While a walk through a supermarket can raise hopes that our economy is finally moving forward, another morale-boosting walk would be through any light industrial sites. Thousands, of modest businesses are hidden behind run-of-the-mill signs yet are pushing out required products by the carton load. The factories might be small, but with tight staffing, modern equipment, and managers supervising on the shop floor rather than attending conferences and wearing suits, their output-overhead ratio is astonishingly large.

These new generations are building businesses properly and their sole contact with the authorities is the quarterly trip to Zimra to pay their taxes.

But all this optimism still needs input from the Government and the Reserve Bank of Zimbabwe. Almost four months of stability in exchange rates, creep rather crash, has generated stability within the business sector and allowed people to plan. So almost number one on any list is for that stability to continue. The interbank market needs continued improvement. We agree it has to remain a bill-paying market; we cannot at this stage or for some time to come allow currency dealing in the main forex market. But every effort and incentive must be pushed to ensure that all export earnings are fed in one end and almost all import payments are made the other end.

On the taxation front Minister of Finance and Economic Development Mthuli Ncube has shown some interesting adjustments. He has basically from this month stopped charging income tax on people who earn below the Poverty Datum Line. He never collected much so he is not collecting much, but purchasing power of the poor has been enhanced. His slight trimming of VAT, by 1 percent, is more symbolic but a useful symbol.

But now the Government and the private sector have to work out ways, separately and together, to reduce imports while enhancing exports.

The biggest single import bill is for fuel. It makes sense for business houses to reduce their fuel bills, everything from combining loads to forcing their truck drivers to maintain a 100km/h speed limit. A lot of fuel saving in a business is a litre here and a litre there, but saving several hundred litres a month when it is all added up can make a positive effect on the bottom line.

The Government needs to press ahead with its building up of the Zupco fleet and operations. A first class public bus service will do more than just relieve pressure on the poor. It will make it attractive for many car owners to take the bus to work, just as top managers in major cities like New York, Paris and London take the metro or tube to work because it is quicker, safer and easier. That would save huge blocks of fuel.

Fixing the National Railways of Zimbabwe would have cost benefits for business and a useful side effect of reducing the number of gas guzzling trucks on the road and pressure on diesel imports.

Rebuilding the textile industry would be an obvious way of reducing imports and enhancing exports. We talk and talk. But now it must be made easy for adequately-financed private sector companies to move in and turn the talk into cloth. Again this requires complementary Government and private action.

Sorting out muddles in irrigation is now essential. We cannot afford to be a major food importer. Some aid will be available but as we move towards middle-income status we will be expected to grow and buy our own food, and obviously the more we grow and the less we buy the better. The Government needs to sort out the land and water rights; the private sector then needs to work out which farmers need to be supported on contracts, and farmers with irrigation rights are a far safer bet, and then the Government needs to ensure that there is normal business security of easily-enforced contracts and probably bankable land leases.

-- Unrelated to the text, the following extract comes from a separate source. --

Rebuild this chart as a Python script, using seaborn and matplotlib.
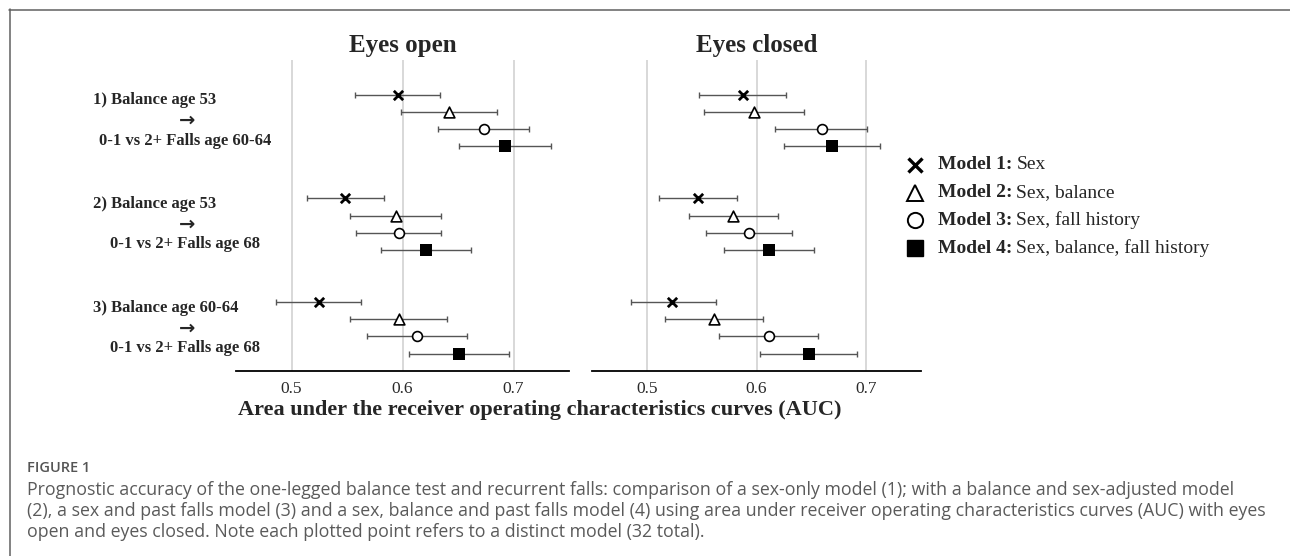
import matplotlib.pyplot as plt
import matplotlib.transforms as mtransforms
from matplotlib.lines import Line2D
import pandas as pd
import seaborn as sns

# ---------------------------------------------- DATA ----------------------------------------------
panels = ["Eyes open", "Eyes closed"]
groups = ["1) Balance age 53", "2) Balance age 53", "3) Balance age 60-64"]
outcomes = ["0-1 vs 2+ Falls age 60-64", "0-1 vs 2+ Falls age 68", "0-1 vs 2+ Falls age 68"]
models = ["Model 1", "Model 2", "Model 3", "Model 4"]
model_desc = ["Sex", "Sex, balance", "Sex, fall history", "Sex, balance, fall history"]

# AUC with 95% CI: one row per comparison, one column per model
open_auc = [[0.596, 0.642, 0.673, 0.692], [0.548, 0.594, 0.597, 0.621], [0.525, 0.597, 0.613, 0.651]]
open_lo = [[0.557, 0.599, 0.632, 0.651], [0.514, 0.553, 0.558, 0.581], [0.486, 0.553, 0.568, 0.606]]
open_hi = [[0.634, 0.685, 0.714, 0.734], [0.583, 0.635, 0.635, 0.662], [0.563, 0.640, 0.658, 0.696]]
closed_auc = [[0.588, 0.598, 0.660, 0.669], [0.547, 0.579, 0.593, 0.611], [0.523, 0.561, 0.611, 0.648]]
closed_lo = [[0.548, 0.552, 0.617, 0.625], [0.511, 0.538, 0.554, 0.570], [0.486, 0.517, 0.566, 0.603]]
closed_hi = [[0.627, 0.643, 0.701, 0.713], [0.582, 0.620, 0.632, 0.652], [0.563, 0.606, 0.656, 0.692]]

xticks = [0.5, 0.6, 0.7]

caption_title = "FIGURE 1"
caption_lines = [
    "Prognostic accuracy of the one-legged balance test and recurrent falls: comparison of a sex-only model (1); with a balance and sex-adjusted model",
    "(2), a sex and past falls model (3) and a sex, balance and past falls model (4) using area under receiver operating characteristics curves (AUC) with eyes",
    "open and eyes closed. Note each plotted point refers to a distinct model (32 total).",
]

# ---------------------------------------------- LONG TABLE ----------------------------------------------
values = {"Eyes open": (open_auc, open_lo, open_hi), "Eyes closed": (closed_auc, closed_lo, closed_hi)}
rows = []
for panel in panels:
    auc, lo, hi = values[panel]
    for g in range(len(groups)):
        for m in range(len(models)):
            rows.append(dict(panel=panel, group=g, model=models[m], auc=auc[g][m],
                             lo=lo[g][m], hi=hi[g][m], row=g * 6 + m))
df = pd.DataFrame(rows)

# ---------------------------------------------- STYLE ----------------------------------------------
sns.set_style("white")
plt.rcParams["font.family"] = ["Liberation Serif", "DejaVu Serif"]

styles = {
    "Model 1": dict(marker="x", s=45, color="black", linewidth=2.0),
    "Model 2": dict(marker="^", s=60, color="white", edgecolor="black", linewidth=1.2),
    "Model 3": dict(marker="o", s=50, color="white", edgecolor="black", linewidth=1.2),
    "Model 4": dict(marker="s", s=85, color="black", edgecolor="black", linewidth=0),
}

W, H = 1290, 556
fig = plt.figure(figsize=(W / 100, H / 100), dpi=100)
ax_pos = {"Eyes open": [236 / W, 1 - 371 / H, 333 / W, 311 / H],
          "Eyes closed": [592 / W, 1 - 371 / H, 329 / W, 311 / H]}

axes = []
for panel in panels:
    ax = fig.add_axes(ax_pos[panel])
    sub = df[df.panel == panel]
    ax.errorbar(sub.auc, sub.row, xerr=[sub.auc - sub.lo, sub.hi - sub.auc], fmt="none",
                ecolor="#555555", elinewidth=1.0, capsize=2.5, capthick=1.0, zorder=2)
    for model in models:
        sns.scatterplot(data=sub[sub.model == model], x="auc", y="row", ax=ax, zorder=3,
                        legend=False, **styles[model])
    ax.set_xlim(0.45, 0.75)
    ax.set_ylim(16, -2)
    ax.set_xticks(xticks)
    ax.set_xticklabels([f"{t:.1f}" for t in xticks])
    ax.set_yticks([])
    ax.set_xlabel("")
    ax.set_ylabel("")
    ax.grid(axis="x", color="#d2d2d2", linewidth=1.2)
    ax.set_axisbelow(True)
    for side in ["top", "left", "right"]:
        ax.spines[side].set_visible(False)
    ax.spines["bottom"].set_color("black")
    ax.spines["bottom"].set_linewidth(1.3)
    ax.tick_params(axis="x", length=0, pad=7, labelsize=12.5, labelcolor="#2a2a2a")
    ax.set_title(panel, fontsize=18, fontweight="bold", pad=6)
    axes.append(ax)

# comparison labels on the left
trans = mtransforms.blended_transform_factory(fig.transFigure, axes[0].transData)
for g in range(len(groups)):
    mid = g * 6 + 1.5
    fig.text(93 / W, mid - 1.16, groups[g], transform=trans, ha="left", va="center",
             fontsize=12, fontweight="bold")
    fig.text(187 / W, mid, "\u2192", transform=trans, ha="center", va="center",
             fontsize=14, fontweight="bold", family="DejaVu Sans")
    fig.text(185 / W, mid + 1.16, outcomes[g], transform=trans, ha="center", va="center",
             fontsize=12, fontweight="bold")

fig.text(540 / W, 1 - 410 / H, "Area under the receiver operating characteristics curves (AUC)",
         ha="center", va="center", fontsize=16, fontweight="bold")

# legend, drawn by hand so that only "Model n:" is bold
leg_marks = {
    "Model 1": dict(marker="x", color="black", markersize=10, markeredgewidth=2.4),
    "Model 2": dict(marker="^", markerfacecolor="white", markeredgecolor="black", markersize=11, markeredgewidth=1.4),
    "Model 3": dict(marker="o", markerfacecolor="white", markeredgecolor="black", markersize=11, markeredgewidth=1.4),
    "Model 4": dict(marker="s", color="black", markersize=12),
}
fig.canvas.draw()
renderer = fig.canvas.get_renderer()
for i, (m, d) in enumerate(zip(models, model_desc)):
    y = 1 - (165 + 27.7 * i) / H
    fig.add_artist(Line2D([915 / W], [y], transform=fig.transFigure, linestyle="none", **leg_marks[m]))
    t = fig.text(938 / W, y, m + ":", ha="left", va="center", fontsize=14, fontweight="bold")
    bb = t.get_window_extent(renderer)
    fig.text((bb.x1 + 4) / W, y, d, ha="left", va="center", fontsize=14)

# caption
fig.text(27 / W, 1 - 468 / H, caption_title, fontfamily="Open Sans", fontweight="semibold",
         fontsize=10.5, color="#555555", va="center")
for i, line in enumerate(caption_lines):
    fig.text(27 / W, 1 - (490 + 21 * i) / H, line, fontfamily="Open Sans", fontsize=12.8,
             color="#5a5a5a", va="center")

# page border (top and left)
fig.add_artist(Line2D([9 / W, 1], [1 - 9.5 / H, 1 - 9.5 / H], transform=fig.transFigure, color="#606060", lw=1.1))
fig.add_artist(Line2D([9.5 / W, 9.5 / W], [1 - 9 / H, 0], transform=fig.transFigure, color="#606060", lw=1.1))

fig.savefig("out.png", dpi=100)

The last year saw a lot of change, and one change was turning talk into action such as the work on the large extension to Hwange Thermal Power Station and the adjustment of electricity tariffs so that it becomes viable to invest. Unfortunately it takes three years to build a power station, but we need to start building more now, and this time making sure we are building stations that will produce.

We are not out of the woods yet. But we know what can work and what does not work. We need to press our successes and stop trying to repeat our mistakes.